**TASK PROMPT:**
Work through the data below line by line and say how many lines hold "React"; give only the number.

┌──

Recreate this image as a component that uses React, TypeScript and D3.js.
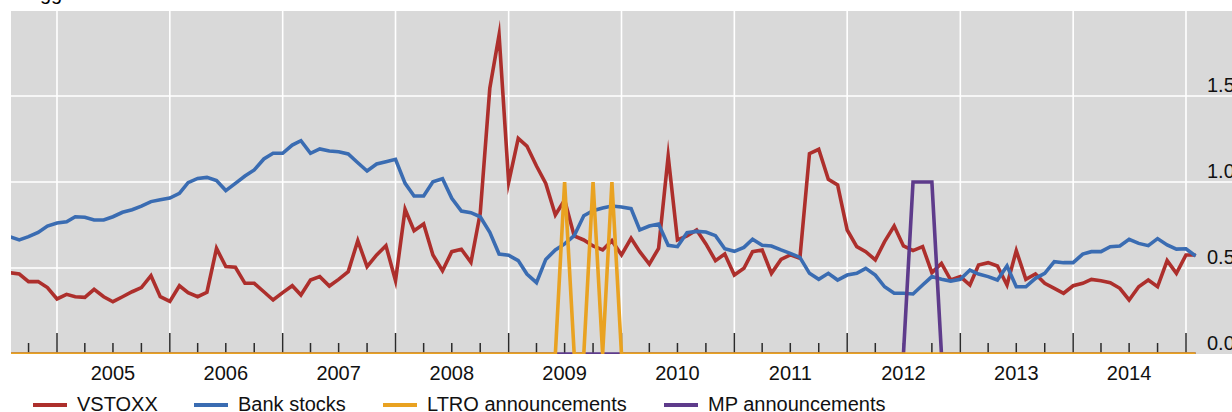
import React from "react";
import * as d3 from "d3";

const START = new Date(2004, 7, 1);
const END = new Date(2015, 2, 1);
const YEARS = [2005, 2006, 2007, 2008, 2009, 2010, 2011, 2012, 2013, 2014];
const Y_TICKS = [0.0, 0.5, 1.0, 1.5];
const Y_LABELS = ["0.0", "0.5", "1.0", "1.5"];

const VSTOXX = [
  0.473, 0.465, 0.421, 0.421, 0.386, 0.320, 0.347, 0.333, 0.329, 0.376,
  0.333, 0.304, 0.333, 0.362, 0.386, 0.455, 0.333, 0.306, 0.397, 0.357,
  0.333, 0.359, 0.614, 0.508, 0.504, 0.411, 0.411, 0.362, 0.314, 0.357,
  0.397, 0.343, 0.430, 0.450, 0.395, 0.434, 0.479, 0.659, 0.508, 0.576,
  0.630, 0.426, 0.841, 0.717, 0.756, 0.576, 0.484, 0.595, 0.609, 0.533,
  0.818, 1.545, 1.855, 0.998, 1.254, 1.209, 1.093, 0.992, 0.808, 0.895,
  0.686, 0.663, 0.628, 0.605, 0.659, 0.576, 0.673, 0.595, 0.523, 0.614,
  1.151, 0.663, 0.686, 0.721, 0.640, 0.543, 0.581, 0.459, 0.498, 0.595,
  0.605, 0.469, 0.550, 0.576, 0.556, 1.165, 1.190, 1.016, 0.983, 0.721,
  0.624, 0.595, 0.547, 0.653, 0.744, 0.628, 0.601, 0.624, 0.473, 0.527,
  0.430, 0.450, 0.401, 0.517, 0.531, 0.512, 0.401, 0.601, 0.434, 0.465,
  0.411, 0.382, 0.353, 0.397, 0.411, 0.434, 0.426, 0.415, 0.382, 0.314,
  0.391, 0.430, 0.391, 0.543, 0.469, 0.576, 0.576,
];

const BANK = [
  0.682, 0.663, 0.682, 0.707, 0.744, 0.762, 0.769, 0.798, 0.795, 0.779,
  0.779, 0.798, 0.824, 0.839, 0.860, 0.886, 0.897, 0.907, 0.934, 0.996,
  1.021, 1.027, 1.008, 0.950, 0.992, 1.035, 1.070, 1.134, 1.167, 1.167,
  1.215, 1.240, 1.167, 1.192, 1.180, 1.176, 1.163, 1.112, 1.064, 1.105,
  1.118, 1.132, 0.992, 0.919, 0.919, 1.002, 1.019, 0.905, 0.831, 0.822,
  0.798, 0.707, 0.581, 0.574, 0.543, 0.465, 0.415, 0.550, 0.605, 0.640,
  0.688, 0.804, 0.833, 0.849, 0.860, 0.855, 0.845, 0.721, 0.744, 0.756,
  0.632, 0.624, 0.705, 0.713, 0.709, 0.688, 0.612, 0.597, 0.620, 0.667,
  0.632, 0.628, 0.605, 0.585, 0.562, 0.469, 0.434, 0.469, 0.430, 0.459,
  0.469, 0.498, 0.459, 0.391, 0.353, 0.353, 0.349, 0.401, 0.450, 0.434,
  0.424, 0.434, 0.488, 0.465, 0.450, 0.430, 0.512, 0.391, 0.391, 0.440,
  0.469, 0.537, 0.531, 0.531, 0.581, 0.595, 0.595, 0.624, 0.628, 0.667,
  0.643, 0.630, 0.671, 0.634, 0.610, 0.612, 0.570,
];

const LTRO = [
  0, 0, 0, 0, 0, 0, 0, 0, 0, 0,
  0, 0, 0, 0, 0, 0, 0, 0, 0, 0,
  0, 0, 0, 0, 0, 0, 0, 0, 0, 0,
  0, 0, 0, 0, 0, 0, 0, 0, 0, 0,
  0, 0, 0, 0, 0, 0, 0, 0, 0, 0,
  0, 0, 0, 0, 0, 0, 0, 0, 0, 1,
  0, 0, 1, 0, 1, 0, 0, 0, 0, 0,
  0, 0, 0, 0, 0, 0, 0, 0, 0, 0,
  0, 0, 0, 0, 0, 0, 0, 0, 0, 0,
  0, 0, 0, 0, 0, 0, 0, 0, 0, 0,
  0, 0, 0, 0, 0, 0, 0, 0, 0, 0,
  0, 0, 0, 0, 0, 0, 0, 0, 0, 0,
  0, 0, 0, 0, 0, 0, 0,
];

const MP = [
  0, 0, 0, 0, 0, 0, 0, 0, 0, 0,
  0, 0, 0, 0, 0, 0, 0, 0, 0, 0,
  0, 0, 0, 0, 0, 0, 0, 0, 0, 0,
  0, 0, 0, 0, 0, 0, 0, 0, 0, 0,
  0, 0, 0, 0, 0, 0, 0, 0, 0, 0,
  0, 0, 0, 0, 0, 0, 0, 0, 0, 0,
  0, 0, 0, 0, 0, 0, 0, 0, 0, 0,
  0, 0, 0, 0, 0, 0, 0, 0, 0, 0,
  0, 0, 0, 0, 0, 0, 0, 0, 0, 0,
  0, 0, 0, 0, 0, 0, 1, 1, 1, 0,
  0, 0, 0, 0, 0, 0, 0, 0, 0, 0,
  0, 0, 0, 0, 0, 0, 0, 0, 0, 0,
  0, 0, 0, 0, 0, 0, 0,
];

const SERIES = [
  { name: "VSTOXX", values: VSTOXX, color: "#ad2f2c" },
  { name: "Bank stocks", values: BANK, color: "#3a6cb2" },
  { name: "MP announcements", values: MP, color: "#5e3b8b" },
  { name: "LTRO announcements", values: LTRO, color: "#e9a221" },
];
const LEGEND = ["VSTOXX", "Bank stocks", "LTRO announcements", "MP announcements"];

const W = 1232;
const H = 412;
const FONT = "'Liberation Sans', Arial, Helvetica, sans-serif";
const FS = 20;

export default function App() {
  const dates = d3.timeMonth.range(START, END);
  const x = d3
    .scaleTime()
    .domain([new Date(2005, 0, 1), new Date(2015, 0, 1)])
    .range([57, 1186]);
  const y = d3.scaleLinear().domain([0, 2]).range([354, 10]);

  const plotLeft = 11;
  const plotTop = 11;
  const plotBottom = y(0);

  const line = (vals: number[]) =>
    d3
      .line<number>()
      .x((_, i) => x(dates[i]))
      .y((v) => y(v))(vals) || "";

  const quarterTicks = d3.timeMonth
    .every(3)!
    .range(new Date(2004, 9, 1), new Date(2015, 0, 2));
  const yearLines = d3.timeYear.range(new Date(2005, 0, 1), new Date(2015, 0, 2));

  const legendPos = [
    { x0: 33, tx: 77 },
    { x0: 194, tx: 238 },
    { x0: 383, tx: 427 },
    { x0: 664, tx: 708 },
  ];

  return (
    <svg
      width={W}
      height={H}
      style={{ position: "absolute", left: 0, top: 0, fontFamily: FONT }}
    >
      <defs>
        <clipPath id="plotclip">
          <rect x={plotLeft} y={plotTop} width={W - plotLeft} height={plotBottom - plotTop} />
        </clipPath>
      </defs>
      <rect x={0} y={0} width={W} height={H} fill="#ffffff" />
      <text x={40} y={0} fontSize={FS} fill="#000">gg</text>
      <rect
        x={plotLeft}
        y={plotTop}
        width={W - plotLeft}
        height={plotBottom - plotTop}
        fill="#d9d9d9"
      />
      {Y_TICKS.filter((v) => v > 0).map((v) => (
        <line
          key={"h" + v}
          x1={plotLeft}
          x2={W}
          y1={y(v)}
          y2={y(v)}
          stroke="#ffffff"
          strokeWidth={1.6}
        />
      ))}
      {yearLines.map((d, i) => (
        <line
          key={"v" + i}
          x1={x(d)}
          x2={x(d)}
          y1={plotTop}
          y2={plotBottom}
          stroke="#ffffff"
          strokeWidth={1.6}
        />
      ))}
      {quarterTicks.map((d, i) => {
        const isYear = d.getMonth() === 0;
        return (
          <line
            key={"t" + i}
            x1={x(d)}
            x2={x(d)}
            y1={plotBottom - (isYear ? 21 : 11)}
            y2={plotBottom}
            stroke="#2b2b2b"
            strokeWidth={1.5}
          />
        );
      })}
      <g clipPath="url(#plotclip)">
        {SERIES.map((s) => (
          <path
            key={s.name}
            d={line(s.values)}
            fill="none"
            stroke={s.color}
            strokeWidth={3.6}
            strokeLinejoin="miter"
            strokeMiterlimit={10}
          />
        ))}
      </g>
      {Y_TICKS.map((v, i) => (
        <text
          key={"yl" + v}
          x={1207}
          y={y(v) - 4.5}
          fontSize={FS}
          fill="#111"
        >
          {Y_LABELS[i]}
        </text>
      ))}
      {YEARS.map((yr) => (
        <text
          key={"yr" + yr}
          x={x(new Date(yr, 6, 1))}
          y={380}
          fontSize={FS}
          textAnchor="middle"
          fill="#111"
        >
          {yr}
        </text>
      ))}
      {LEGEND.map((name, i) => {
        const s = SERIES.find((q) => q.name === name)!;
        const p = legendPos[i];
        return (
          <g key={"lg" + name}>
            <line
              x1={p.x0}
              x2={p.x0 + 34}
              y1={405}
              y2={405}
              stroke={s.color}
              strokeWidth={4}
            />
            <text x={p.tx} y={411} fontSize={FS} fill="#111">
              {name}
            </text>
          </g>
        );
      })}
    </svg>
  );
}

└──

**EXERCISE OUTPUT:**
2